■ **Goal**:
Retype the lines from the first one in the records down to the line containing "label='MIC Ideal Scaling')", counting both, and leave out any pictures.
>> Begin Exercise data
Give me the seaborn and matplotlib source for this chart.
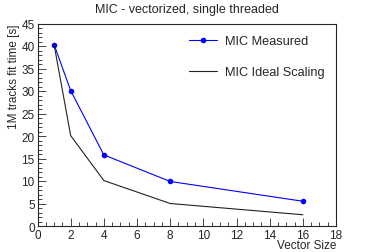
"""
MIC fit time vs vector size, ROOT-like look.
"""
import matplotlib
matplotlib.use('Agg')
import matplotlib.pyplot as plt
from matplotlib.ticker import MultipleLocator
import seaborn as sns
import pandas as pd

vector_size = [1, 2, 4, 8, 16]
measured = [40.3, 30.1, 15.8, 9.9, 5.5]
ideal = [40.3, 20.1, 10.1, 5.0, 2.5]

df = pd.DataFrame({'size': vector_size, 'measured': measured, 'ideal': ideal})

sns.set_style('ticks')
plt.rcParams['font.family'] = ['Liberation Sans', 'DejaVu Sans']
plt.rcParams['font.size'] = 8

fig = plt.figure(figsize=(3.74, 2.53), dpi=100)
ax = fig.add_axes([37.5 / 374, 1 - 227 / 253, (336 - 37.5) / 374, (227 - 24.5) / 253])

sns.lineplot(data=df, x='size', y='measured', ax=ax, color='#0000ff', lw=0.8,
             marker='o', markersize=4, markeredgewidth=0, label='MIC Measured')
sns.lineplot(data=df, x='size', y='ideal', ax=ax, color='#222222', lw=0.8,
             label='MIC Ideal Scaling')

ax.set_xlim(0, 18)
ax.set_ylim(0, 45)
ax.xaxis.set_major_locator(MultipleLocator(2))
ax.xaxis.set_minor_locator(MultipleLocator(0.5))
ax.yaxis.set_major_locator(MultipleLocator(5))
ax.yaxis.set_minor_locator(MultipleLocator(1))
ax.tick_params(which='both', direction='in', width=0.6, labelsize=8.5, pad=2)
ax.tick_params(which='major', length=6)
ax.tick_params(which='minor', length=3)
for s in ax.spines.values():
    s.set_linewidth(0.8)

ax.set_xlabel('Vector Size', fontsize=8.5, loc='right', labelpad=-1)
ax.set_ylabel('1M tracks fit time [s]', fontsize=8.5, loc='top', labelpad=1)
fig.text(0.5, 1 - 10 / 253, 'MIC - vectorized, single threaded', ha='center',
         va='center', fontsize=9)

ax.legend(loc='upper right', frameon=False, fontsize=9.2, labelspacing=1.5,
          handlelength=2.2, handletextpad=0.6, borderaxespad=0.5,
          bbox_to_anchor=(1.0, 1.0))

plt.savefig('out.png', dpi=100)
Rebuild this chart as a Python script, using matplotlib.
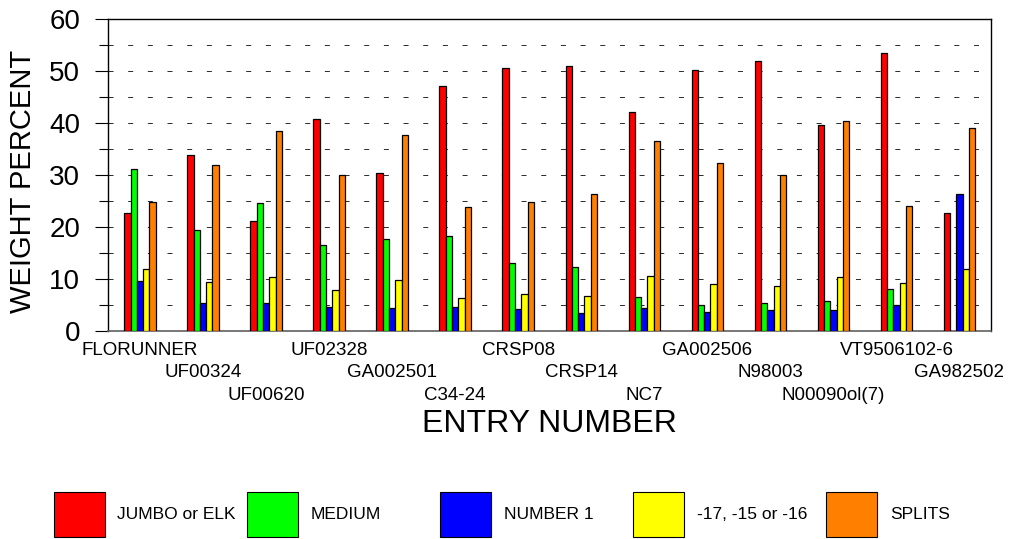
import numpy as np
import matplotlib
matplotlib.use("Agg")
import matplotlib.pyplot as plt
from matplotlib.patches import Patch
from matplotlib.ticker import MultipleLocator

plt.rcParams['font.family'] = ['Liberation Sans', 'DejaVu Sans']

# data
entries = ['FLORUNNER', 'UF00324', 'UF00620', 'UF02328', 'GA002501', 'C34-24',
           'CRSP08', 'CRSP14', 'NC7', 'GA002506', 'N98003', 'N00090ol(7)',
           'VT9506102-6', 'GA982502']
jumbo = [22.8, 33.8, 21.2, 40.9, 30.4, 47.1, 50.6, 51.0, 42.1, 50.2, 51.9, 39.7, 53.6, 22.7]
medium = [31.1, 19.5, 24.7, 16.6, 17.7, 18.2, 13.1, 12.3, 6.6, 5.0, 5.4, 5.7, 8.0, np.nan]
number1 = [9.6, 5.3, 5.3, 4.6, 4.4, 4.7, 4.3, 3.5, 4.4, 3.7, 4.0, 4.0, 5.1, 26.4]
small = [12.0, 9.5, 10.3, 7.8, 9.8, 6.3, 7.1, 6.8, 10.6, 9.0, 8.7, 10.3, 9.3, 12.0]
splits = [24.8, 31.9, 38.5, 30.1, 37.8, 23.8, 24.9, 26.4, 36.6, 32.3, 30.1, 40.5, 24.0, 39.1]

series = [jumbo, medium, number1, small, splits]
series_names = ['JUMBO or ELK', 'MEDIUM', 'NUMBER 1', '-17, -15 or -16', 'SPLITS']
colors = ['#ff0000', '#00ff00', '#0000ff', '#ffff00', '#ff8000']

fig = plt.figure(figsize=(10.1, 5.39), dpi=100)
ax = fig.add_axes([0.1074, 0.3859, 0.8738, 0.5783])

x = np.arange(len(entries)) + 0.5
bw = 0.1
for k, (vals, col) in enumerate(zip(series, colors)):
    ax.bar(x + (k - 2) * bw, vals, width=bw, color=col, edgecolor='black',
           linewidth=0.9, zorder=3)

ax.set_xlim(0, len(entries))
ax.set_ylim(0, 60)
ax.yaxis.set_major_locator(MultipleLocator(10))
ax.yaxis.set_minor_locator(MultipleLocator(5))
ax.tick_params(axis='y', which='major', direction='out', length=9.4, width=0.8,
               labelsize=20, pad=11)
ax.tick_params(axis='y', which='minor', direction='out', length=6.5, width=0.8)
ax.tick_params(axis='x', which='both', bottom=False, labelbottom=False)

# dashed horizontal grid every 5
for lvl in np.arange(5, 60, 5):
    ax.axhline(lvl, color='#303030', linewidth=0.72,
               linestyle=(0, (5, 14.67)), zorder=1)

for side in ['left', 'top', 'right']:
    ax.spines[side].set_linewidth(1.0)
ax.spines['bottom'].set_color('#606060')
ax.spines['bottom'].set_linewidth(1.2)

# staggered entry labels in three rows
for i, name in enumerate(entries):
    row = i % 3
    ax.annotate(name, xy=(x[i], 0), xycoords=('data', 'axes fraction'),
                xytext=(0, -(19.5 + 22.5 * row) * 0.72), textcoords='offset points',
                ha='center', va='center', fontsize=13.5)

ax.set_xlabel('ENTRY NUMBER', fontsize=23)
ax.xaxis.set_label_coords(0.5, -0.298)
ax.xaxis.label.set_va('center')
ax.set_ylabel('WEIGHT PERCENT', fontsize=21)
ax.yaxis.set_label_coords(-0.0969, 0.48)
ax.yaxis.label.set_va('center')

# legend: five evenly spaced entries along the bottom
for k, (name, col) in enumerate(zip(series_names, colors)):
    fig.legend(handles=[Patch(facecolor=col, edgecolor='black', linewidth=0.8)],
               labels=[name], loc='lower left',
               bbox_to_anchor=((53.5 + k * 193.2) / 1010, 2.3 / 539),
               frameon=False, fontsize=12.5, borderpad=0, borderaxespad=0,
               handlelength=2.94, handleheight=3.61, handletextpad=0.73)

fig.savefig('out.png', dpi=100)
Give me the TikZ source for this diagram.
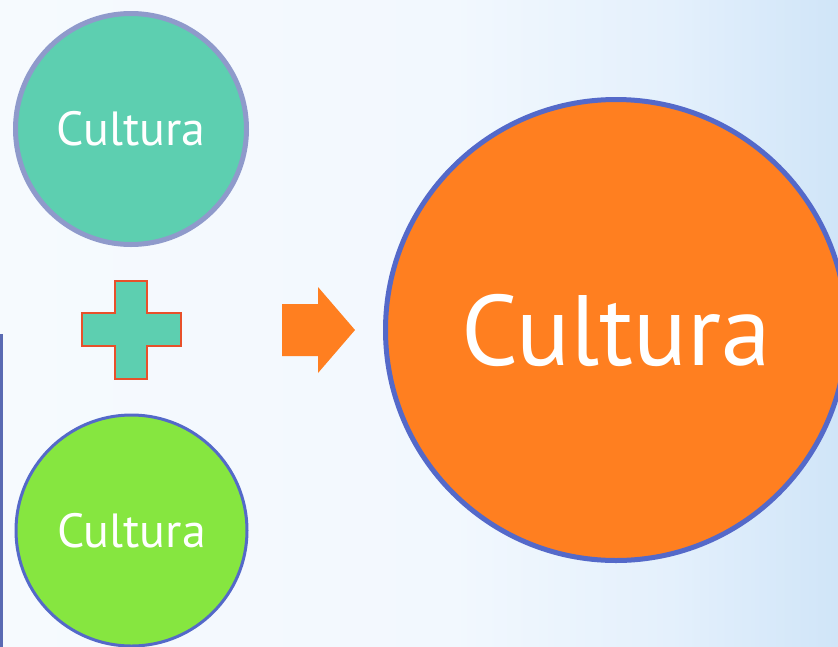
\documentclass[tikz,border=0pt]{standalone}
\usepackage{fontspec}
\setmainfont{PT Sans}
\definecolor{teal}{HTML}{5DCFB0}
\definecolor{lav}{HTML}{8F9ACB}
\definecolor{lime}{HTML}{86E640}
\definecolor{blueedge}{HTML}{5469C9}
\definecolor{orng}{HTML}{FF7F20}
\definecolor{plusedge}{HTML}{E8502A}
\pgfdeclarehorizontalshading{bgshade}{100bp}{
  color(0bp)=(rgb,255:red,246;green,250;blue,254);
  color(25bp)=(rgb,255:red,246;green,250;blue,254);
  color(52bp)=(rgb,255:red,242;green,248;blue,254);
  color(65bp)=(rgb,255:red,228;green,240;blue,252);
  color(75bp)=(rgb,255:red,208;green,229;blue,248);
  color(100bp)=(rgb,255:red,208;green,229;blue,248)}
\tikzset{
  disc/.style={circle, inner sep=0pt, text=white, font=\fontsize{48}{52}\selectfont},
}
\begin{document}
\begin{tikzpicture}[x=1pt,y=-1pt]
\useasboundingbox (0,0) rectangle (838,646);
\clip (0,0) rectangle (838,646);
\shade[shading=bgshade] (0,0) rectangle (838,646);
% left vertical line
\draw[blueedge!85!black!90, line width=3pt] (1.5,334) -- (1.5,650);
% circles
\node[disc, fill=teal, draw=lav, line width=5pt, minimum size=231pt] (top) at (131,129) {Cultura};
\node[disc, fill=lime, draw=blueedge, line width=3pt, minimum size=231pt] (bot) at (131.5,530.5) {Cultura};
\node[disc, fill=orng, draw=blueedge, line width=5pt, minimum size=461pt, font=\fontsize{100}{110}\selectfont] (big) at (616,330) {Cultura};
% plus sign
\draw[fill=teal, draw=plusedge, line width=1.2pt]
  (115,281) -- (147,281) -- (147,313) -- (181,313) -- (181,346) -- (147,346)
  -- (147,379) -- (115,379) -- (115,346) -- (82,346) -- (82,313) -- (115,313) -- cycle;
% arrow
\fill[orng] (282,304) -- (318,304) -- (318,287) -- (355,330) -- (318,373) -- (318,356) -- (282,356) -- cycle;
\end{tikzpicture}
\end{document}
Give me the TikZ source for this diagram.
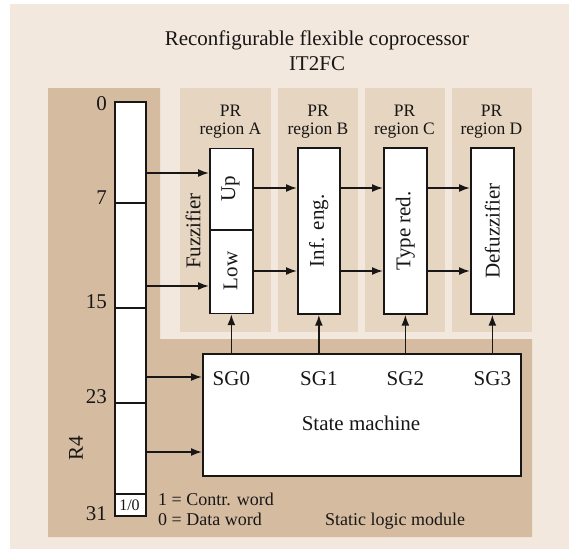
\documentclass[tikz,border=0pt]{standalone}
\usepackage{fontspec}
\setmainfont{Liberation Serif}
\usetikzlibrary{arrows.meta}

\definecolor{pagebg}{RGB}{242,232,222}
\definecolor{slmbg}{RGB}{213,188,161}
\definecolor{prbg}{RGB}{229,213,193}
\definecolor{ink}{RGB}{25,22,22}

\begin{document}
\begin{tikzpicture}[x=1pt,y=-1pt,
  box/.style={draw=ink, line width=1.7pt, fill=white, inner sep=0pt, anchor=north west},
  txt/.style={text=ink, inner sep=0pt, font=\fontsize{21}{25}\selectfont},
  txtsm/.style={text=ink, inner sep=0pt, font=\fontsize{18}{21}\selectfont},
  txtpr/.style={text=ink, inner sep=0pt, font=\fontsize{17.5}{20}\selectfont},
  txtbit/.style={text=ink, inner sep=0pt, font=\fontsize{16}{18}\selectfont},
  vert/.style={txt, rotate=90},
  divider/.style={draw=ink, line width=1.7pt},
  arr/.style={draw=ink, line width=1.7pt, -{Latex[length=11pt,width=8pt]}},
]
\useasboundingbox (0,0) rectangle (569,549);

% backgrounds: coprocessor, static logic module, PR regions
\fill[pagebg] (10,4) rectangle (569,549);
\fill[slmbg] (48,88) -- (160,88) -- (160,339) -- (532,339) -- (532,537) -- (48,537) -- cycle;
\fill[prbg] (180,88) rectangle (271,332);
\fill[prbg] (278,88) rectangle (358,332);
\fill[prbg] (365,88) rectangle (445,332);
\fill[prbg] (452,88) rectangle (532,332);

% title
\node[txt, anchor=base] (title1) at (317,45) {Reconfigurable flexible coprocessor};
\node[txt, anchor=base] (title2) at (317,70) {IT2FC};

% PR region captions
\node[txtpr, anchor=base] (prA1) at (230.5,116) {PR};
\node[txtpr, anchor=base] (prA2) at (230.5,134) {region A};
\node[txtpr, anchor=base] (prB1) at (318,116) {PR};
\node[txtpr, anchor=base] (prB2) at (318,134) {region B};
\node[txtpr, anchor=base] (prC1) at (404.5,116) {PR};
\node[txtpr, anchor=base] (prC2) at (404.5,134) {region C};
\node[txtpr, anchor=base] (prD1) at (491.5,116) {PR};
\node[txtpr, anchor=base] (prD2) at (491.5,134) {region D};

% register R4
\node[box, minimum width=31pt, minimum height=414pt] (reg) at (114,101) {};
\draw[divider] (114,203) -- (145,203);
\draw[divider] (114,308) -- (145,308);
\draw[divider] (114,403) -- (145,403);
\draw[divider] (114,494) -- (145,494);
\node[txtbit, anchor=base] (bit) at (129.5,510) {1/0};
\node[txt, anchor=base east] (b0) at (107,110) {0};
\node[txt, anchor=base east] (b7) at (107,204) {7};
\node[txt, anchor=base east] (b15) at (107,308) {15};
\node[txt, anchor=base east] (b23) at (107,403) {23};
\node[txt, anchor=base east] (b31) at (107,520) {31};
\node[vert] (r4) at (76,448) {R4};

% processing stages
\node[box, minimum width=43pt, minimum height=165pt] (fuzz) at (209,147.5) {};
\draw[divider] (209,230) -- (252,230);
\node[vert] (up) at (230.5,189) {Up};
\node[vert] (low) at (230.5,271) {Low};
\node[vert] (fuzzlbl) at (193,231) {Fuzzifier};

\node[box, minimum width=42pt, minimum height=166pt] (inf) at (297,147) {};
\node[vert] at (inf.center) {Inf. eng.};
\node[box, minimum width=43pt, minimum height=166pt] (tred) at (383,147) {};
\node[vert] at (tred.center) {Type red.};
\node[box, minimum width=43pt, minimum height=166pt] (defuzz) at (470,147) {};
\node[vert] at (defuzz.center) {Defuzzifier};

% state machine
\node[box, minimum width=318pt, minimum height=122pt] (sm) at (202,353) {};
\node[txt, anchor=base] (sg0) at (fuzz.center |- 0,385) {SG0};
\node[txt, anchor=base] (sg1) at (inf.center |- 0,385) {SG1};
\node[txt, anchor=base] (sg2) at (tred.center |- 0,385) {SG2};
\node[txt, anchor=base] (sg3) at (defuzz.center |- 0,385) {SG3};
\node[txt, anchor=base] (smlbl) at (361,430) {State machine};

% legend and module caption
\node[txtsm, anchor=base west] (leg1) at (158,505) {1 = Contr. word};
\node[txtsm, anchor=base west] (leg0) at (158,525) {0 = Data word};
\node[txtsm, anchor=base west] (slm) at (325,525) {Static logic module};

% signal rows
\coordinate (rowUp) at (0,173);
\coordinate (rowLow) at (0,286);
\coordinate (rowA) at (0,188);
\coordinate (rowB) at (0,271);
\coordinate (rowSG) at (0,377);
\coordinate (rowSM) at (0,452);

% connectors
\draw[arr] (reg.east |- rowUp) -- (fuzz.west |- rowUp);
\draw[arr] (reg.east |- rowLow) -- (fuzz.west |- rowLow);
\draw[arr] (reg.east |- rowSG) -- (sm.west |- rowSG);
\draw[arr] (reg.east |- rowSM) -- (sm.west |- rowSM);

\draw[arr] (fuzz.east |- rowA) -- (inf.west |- rowA);
\draw[arr] (fuzz.east |- rowB) -- (inf.west |- rowB);
\draw[arr] (inf.east |- rowA) -- (tred.west |- rowA);
\draw[arr] (inf.east |- rowB) -- (tred.west |- rowB);
\draw[arr] (tred.east |- rowA) -- (defuzz.west |- rowA);
\draw[arr] (tred.east |- rowB) -- (defuzz.west |- rowB);

\draw[arr] (fuzz.south |- sm.north) -- (fuzz.south);
\draw[arr] (inf.south |- sm.north) -- (inf.south);
\draw[arr] (tred.south |- sm.north) -- (tred.south);
\draw[arr] (defuzz.south |- sm.north) -- (defuzz.south);
\end{tikzpicture}
\end{document}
>> End Exercise data
■ **Correct answer**:
Give me the seaborn and matplotlib source for this chart.
"""
MIC fit time vs vector size, ROOT-like look.
"""
import matplotlib
matplotlib.use('Agg')
import matplotlib.pyplot as plt
from matplotlib.ticker import MultipleLocator
import seaborn as sns
import pandas as pd

vector_size = [1, 2, 4, 8, 16]
measured = [40.3, 30.1, 15.8, 9.9, 5.5]
ideal = [40.3, 20.1, 10.1, 5.0, 2.5]

df = pd.DataFrame({'size': vector_size, 'measured': measured, 'ideal': ideal})

sns.set_style('ticks')
plt.rcParams['font.family'] = ['Liberation Sans', 'DejaVu Sans']
plt.rcParams['font.size'] = 8

fig = plt.figure(figsize=(3.74, 2.53), dpi=100)
ax = fig.add_axes([37.5 / 374, 1 - 227 / 253, (336 - 37.5) / 374, (227 - 24.5) / 253])

sns.lineplot(data=df, x='size', y='measured', ax=ax, color='#0000ff', lw=0.8,
             marker='o', markersize=4, markeredgewidth=0, label='MIC Measured')
sns.lineplot(data=df, x='size', y='ideal', ax=ax, color='#222222', lw=0.8,
             label='MIC Ideal Scaling')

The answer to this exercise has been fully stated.